Could be there a big risk that some private companies would popup and offer students the money as lending or in exchange for a few ears of your career? Then the costs will not go down.
I would suggest a controversial thing, the government decides the maximum and enforces it, it also decides that for each subject the universities would accept a number of students for free, for the free sports there will be an exam . Who would pay for the free spots? The universities and the government will have to decide on how to split this.
With my solution I am trying to solve a possible tragedy, brilliant students that can't become doctors and engineers and have to get other jobs or are forced to work instead of study so it affects their performance, as a society we should try to identify the briliant people and help them because they will help our children in the future.
I have to keep coming back to the idea that the problem is complex and the root of it is interference with free market forces.
The other notable aspect of government guaranteed student loans is that they cannot be discharged (eliminated) through bankruptcy.
If someone ends-up with too much debt they simply can't repay society allows both people and businesses to file for bankruptcy in a few different forms. One of them provides for restructuring the debt in order to make it affordable enough to pay. The other erases all debt in order to allow someone to start over (in the case of a business it would shut down).
Credit cards, consumer loans, car loans, home loans, they can all be erased through bankruptcy. Student loans? No. They cannot. You are stuck with them for the rest of your life.
Let me give you a plausible scenario. Someone goes into medical school and, a few years into it, has a serious accident and can't continue. They never graduate. Let's assume at that point in their studies they have accumulated $200K in debt. Well, they have to pay for that. And they cannot eliminate it through bankruptcy. They are not doctors and can't earn an above-average wage, and yet they are slaves to their nice fat government-guaranteed, government-distorted loans.
Universities are guaranteed their money because the government guarantees the loans and the government makes sure you will pay until you die if that's what it takes.

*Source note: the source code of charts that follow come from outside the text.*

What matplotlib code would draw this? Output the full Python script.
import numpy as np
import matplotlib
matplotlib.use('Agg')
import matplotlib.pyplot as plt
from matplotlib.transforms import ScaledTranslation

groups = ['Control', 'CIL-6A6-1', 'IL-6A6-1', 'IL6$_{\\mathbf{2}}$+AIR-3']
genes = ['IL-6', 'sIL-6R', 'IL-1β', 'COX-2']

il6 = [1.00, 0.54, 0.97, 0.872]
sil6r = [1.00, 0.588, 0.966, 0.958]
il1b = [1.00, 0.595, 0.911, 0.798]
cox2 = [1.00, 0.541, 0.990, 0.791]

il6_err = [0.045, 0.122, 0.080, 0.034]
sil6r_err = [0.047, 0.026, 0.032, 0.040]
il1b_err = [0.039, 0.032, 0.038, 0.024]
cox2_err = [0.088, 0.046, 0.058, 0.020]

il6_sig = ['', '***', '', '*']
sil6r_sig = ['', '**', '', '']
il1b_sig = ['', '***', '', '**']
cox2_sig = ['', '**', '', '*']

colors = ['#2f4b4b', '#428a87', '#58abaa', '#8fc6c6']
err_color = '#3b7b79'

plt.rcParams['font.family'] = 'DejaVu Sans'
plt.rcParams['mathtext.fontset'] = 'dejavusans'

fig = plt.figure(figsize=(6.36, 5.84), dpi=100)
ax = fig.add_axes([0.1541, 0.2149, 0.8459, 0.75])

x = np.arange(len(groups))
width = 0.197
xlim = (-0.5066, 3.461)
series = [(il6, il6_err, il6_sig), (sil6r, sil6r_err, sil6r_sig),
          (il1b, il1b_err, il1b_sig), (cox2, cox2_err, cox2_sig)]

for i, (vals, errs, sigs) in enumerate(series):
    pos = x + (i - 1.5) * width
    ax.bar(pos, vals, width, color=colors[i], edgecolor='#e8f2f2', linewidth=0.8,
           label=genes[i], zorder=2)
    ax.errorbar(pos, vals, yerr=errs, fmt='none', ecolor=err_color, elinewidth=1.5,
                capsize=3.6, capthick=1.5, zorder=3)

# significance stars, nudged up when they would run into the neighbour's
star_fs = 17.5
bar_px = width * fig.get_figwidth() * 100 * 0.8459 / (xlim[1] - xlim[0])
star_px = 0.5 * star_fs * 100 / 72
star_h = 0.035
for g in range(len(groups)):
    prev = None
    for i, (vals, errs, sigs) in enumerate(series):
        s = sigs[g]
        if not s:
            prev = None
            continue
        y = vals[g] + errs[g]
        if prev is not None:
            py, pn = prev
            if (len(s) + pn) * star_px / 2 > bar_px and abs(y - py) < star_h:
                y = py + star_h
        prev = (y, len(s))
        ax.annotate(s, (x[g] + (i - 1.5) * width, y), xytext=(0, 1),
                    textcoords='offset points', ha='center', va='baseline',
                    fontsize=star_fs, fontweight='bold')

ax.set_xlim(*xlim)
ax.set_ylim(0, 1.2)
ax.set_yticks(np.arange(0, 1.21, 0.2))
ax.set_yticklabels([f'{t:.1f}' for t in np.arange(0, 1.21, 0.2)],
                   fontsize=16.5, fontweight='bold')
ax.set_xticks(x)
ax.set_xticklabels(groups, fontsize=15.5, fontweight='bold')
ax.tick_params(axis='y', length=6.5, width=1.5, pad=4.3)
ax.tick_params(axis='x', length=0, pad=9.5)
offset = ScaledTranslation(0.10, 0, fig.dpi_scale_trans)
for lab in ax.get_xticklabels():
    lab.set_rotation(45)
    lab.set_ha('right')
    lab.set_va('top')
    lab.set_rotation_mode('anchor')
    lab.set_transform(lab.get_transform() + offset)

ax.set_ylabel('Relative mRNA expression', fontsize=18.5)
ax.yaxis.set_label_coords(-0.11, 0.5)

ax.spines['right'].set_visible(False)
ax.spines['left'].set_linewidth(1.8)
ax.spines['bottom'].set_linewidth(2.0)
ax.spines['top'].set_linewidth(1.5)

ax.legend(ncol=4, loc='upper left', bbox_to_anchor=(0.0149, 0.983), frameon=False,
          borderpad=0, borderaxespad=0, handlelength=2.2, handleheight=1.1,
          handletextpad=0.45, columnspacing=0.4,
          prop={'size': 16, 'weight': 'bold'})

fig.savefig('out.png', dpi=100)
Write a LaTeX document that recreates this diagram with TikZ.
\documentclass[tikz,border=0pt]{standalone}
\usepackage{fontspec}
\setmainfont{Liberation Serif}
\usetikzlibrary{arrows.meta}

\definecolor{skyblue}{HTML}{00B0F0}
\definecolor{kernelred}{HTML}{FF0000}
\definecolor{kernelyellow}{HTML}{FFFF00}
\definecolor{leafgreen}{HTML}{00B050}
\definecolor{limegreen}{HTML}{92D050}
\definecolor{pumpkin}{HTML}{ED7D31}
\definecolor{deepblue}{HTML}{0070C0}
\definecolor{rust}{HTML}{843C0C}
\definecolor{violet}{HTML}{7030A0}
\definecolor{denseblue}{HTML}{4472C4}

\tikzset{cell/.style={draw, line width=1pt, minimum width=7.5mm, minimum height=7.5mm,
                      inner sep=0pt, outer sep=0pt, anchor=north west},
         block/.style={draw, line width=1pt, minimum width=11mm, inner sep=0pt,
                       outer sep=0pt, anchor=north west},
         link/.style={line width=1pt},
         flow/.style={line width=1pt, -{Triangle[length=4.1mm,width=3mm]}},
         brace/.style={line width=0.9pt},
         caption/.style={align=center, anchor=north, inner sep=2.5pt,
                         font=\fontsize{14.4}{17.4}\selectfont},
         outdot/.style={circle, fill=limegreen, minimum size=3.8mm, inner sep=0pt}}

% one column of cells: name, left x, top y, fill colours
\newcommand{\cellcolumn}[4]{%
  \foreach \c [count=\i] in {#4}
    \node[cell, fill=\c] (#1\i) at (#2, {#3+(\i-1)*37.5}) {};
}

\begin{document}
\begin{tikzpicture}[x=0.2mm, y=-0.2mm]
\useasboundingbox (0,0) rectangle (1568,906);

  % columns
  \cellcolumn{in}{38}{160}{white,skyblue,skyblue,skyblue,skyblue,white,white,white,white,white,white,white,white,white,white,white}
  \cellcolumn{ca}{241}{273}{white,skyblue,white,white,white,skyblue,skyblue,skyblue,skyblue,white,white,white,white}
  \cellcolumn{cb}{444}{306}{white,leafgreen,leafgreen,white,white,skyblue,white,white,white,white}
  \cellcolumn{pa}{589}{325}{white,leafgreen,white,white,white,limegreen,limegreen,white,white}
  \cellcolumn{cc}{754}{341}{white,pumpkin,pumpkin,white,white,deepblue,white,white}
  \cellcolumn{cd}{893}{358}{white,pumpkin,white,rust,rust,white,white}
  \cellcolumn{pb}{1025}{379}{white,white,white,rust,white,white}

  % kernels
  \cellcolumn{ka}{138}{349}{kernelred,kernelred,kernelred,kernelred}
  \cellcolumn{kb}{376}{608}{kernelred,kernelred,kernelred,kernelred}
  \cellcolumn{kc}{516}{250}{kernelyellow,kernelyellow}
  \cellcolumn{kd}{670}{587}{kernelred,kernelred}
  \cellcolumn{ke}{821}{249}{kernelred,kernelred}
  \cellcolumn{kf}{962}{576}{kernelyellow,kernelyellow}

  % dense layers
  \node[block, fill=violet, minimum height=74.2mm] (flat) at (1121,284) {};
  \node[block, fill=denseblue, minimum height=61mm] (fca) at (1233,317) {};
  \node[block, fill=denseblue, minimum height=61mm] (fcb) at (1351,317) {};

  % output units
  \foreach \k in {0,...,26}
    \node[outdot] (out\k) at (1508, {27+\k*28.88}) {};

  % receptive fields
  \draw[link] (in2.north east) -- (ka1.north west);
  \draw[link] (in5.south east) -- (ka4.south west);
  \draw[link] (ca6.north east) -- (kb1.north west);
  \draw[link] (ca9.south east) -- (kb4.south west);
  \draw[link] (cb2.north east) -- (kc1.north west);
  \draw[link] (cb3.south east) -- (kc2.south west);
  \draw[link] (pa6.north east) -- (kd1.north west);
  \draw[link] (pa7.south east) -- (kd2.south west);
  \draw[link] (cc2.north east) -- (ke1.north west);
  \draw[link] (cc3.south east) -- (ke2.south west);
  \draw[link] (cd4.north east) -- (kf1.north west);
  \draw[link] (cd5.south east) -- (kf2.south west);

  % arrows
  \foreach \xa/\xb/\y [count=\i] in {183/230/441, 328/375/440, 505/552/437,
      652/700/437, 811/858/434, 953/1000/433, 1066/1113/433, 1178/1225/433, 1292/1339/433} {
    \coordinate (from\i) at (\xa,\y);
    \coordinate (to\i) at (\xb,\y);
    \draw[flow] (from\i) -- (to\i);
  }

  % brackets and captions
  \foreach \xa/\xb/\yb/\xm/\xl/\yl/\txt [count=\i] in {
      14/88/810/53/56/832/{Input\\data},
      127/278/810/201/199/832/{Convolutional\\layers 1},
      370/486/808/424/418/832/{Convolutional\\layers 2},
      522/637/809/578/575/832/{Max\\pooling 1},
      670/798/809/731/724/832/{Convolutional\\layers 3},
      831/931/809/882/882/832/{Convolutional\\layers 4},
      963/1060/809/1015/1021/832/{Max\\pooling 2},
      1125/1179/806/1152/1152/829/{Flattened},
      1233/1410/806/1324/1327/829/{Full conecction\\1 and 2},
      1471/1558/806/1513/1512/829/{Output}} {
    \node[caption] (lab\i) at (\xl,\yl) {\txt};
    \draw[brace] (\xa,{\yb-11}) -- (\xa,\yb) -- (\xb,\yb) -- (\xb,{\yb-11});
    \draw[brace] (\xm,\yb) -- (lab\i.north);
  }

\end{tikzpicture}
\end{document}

In your scenario, if the government provided no guarantees and private lenders offered loans, they would not loan exorbitant amounts. Their loans, as is the case with any consumer loan, would be subject to discharge (elimination) through bankruptcy. Lenders would not take such risks without a tremendous amount of assurances as well as vetting of the candidate. There would be tremendous downwards pressure on tuition simply because lenders would not be open to providing $50K to $60K per year for most degrees, if any.
From my perspective no degree should cost more than what someone WITH THAT DEGREE can pay in, say, ten years. In other words, a software engineering degree would cost more than a history degree, because the earning potential of the student would be greater in the first case.
Another way to perhaps do it is for universities to take 10% of someone's salary per year for, say, ten years. That's it, that's their payment. The logistics would need to be worked out, but, in essence, universities would have to compete in the open market by graduating highly qualified professionals.
And yet the problem continues to be the same: Universities can only accept so many people. This is true everywhere in the world, where free universities filter people through extensive entrance examinations. Forcing education to be free isn't necessarily going to solve any problems in terms of making education available to more people. Not unless you now start over-populating universities because they are "free".
Here "free" is in quotes because the concept is vacuous. There is no such thing as free. Someone always has to pay for it, if anything for the simple matter that university employees and professors have to earn a living and it cost money to run the schools.
Every single "free" government run program in the world runs into exactly the same problem: Quality deteriorates as the amount of money available per economic unit goes down. The easiest example of this are "free" healthcare systems, where care is limited, people have to wait a very long time to be seen, quality of care and testing is substandard and their very existence depends on drugs and product developed in non-free systems (places like the US).
If universities in the US become "free", the question is: Who pays? The government? So, each university is allocated an amount of money per student? We are back to tuition, this time paid by government. Well, then, how much do we pay? Do we pay MIT the same as a local university? No? Why? Why is it fair that universities are not paid the same per student? If a local university gets $10K per year, MIT should also get $10K per year. It would not be highly discriminatory to give MIT $50K per year and a local university $10K.
You see, as we start to dive into the realities of these not-so-brilliant ideas we run into myriad problems. Everything sounds fantastic in front of a microphone during a political speech. And yet, reality tends to be nowhere near to what is being promised. It never is.
I would suggest a controversial thing, the government decides the maximum and enforces it, it also decides that for each subject the universities would accept a number of students for free, for the free sports there will be an exam . Who would pay for the free spots? The universities and the government will have to decide on how to split this.
With my solution I am trying to solve a possible tragedy, brilliant students that can't become doctors and engineers and have to get other jobs or are forced to work instead of study so it affects their performance, as a society we should try to identify the briliant people and help them because they will help our children in the future.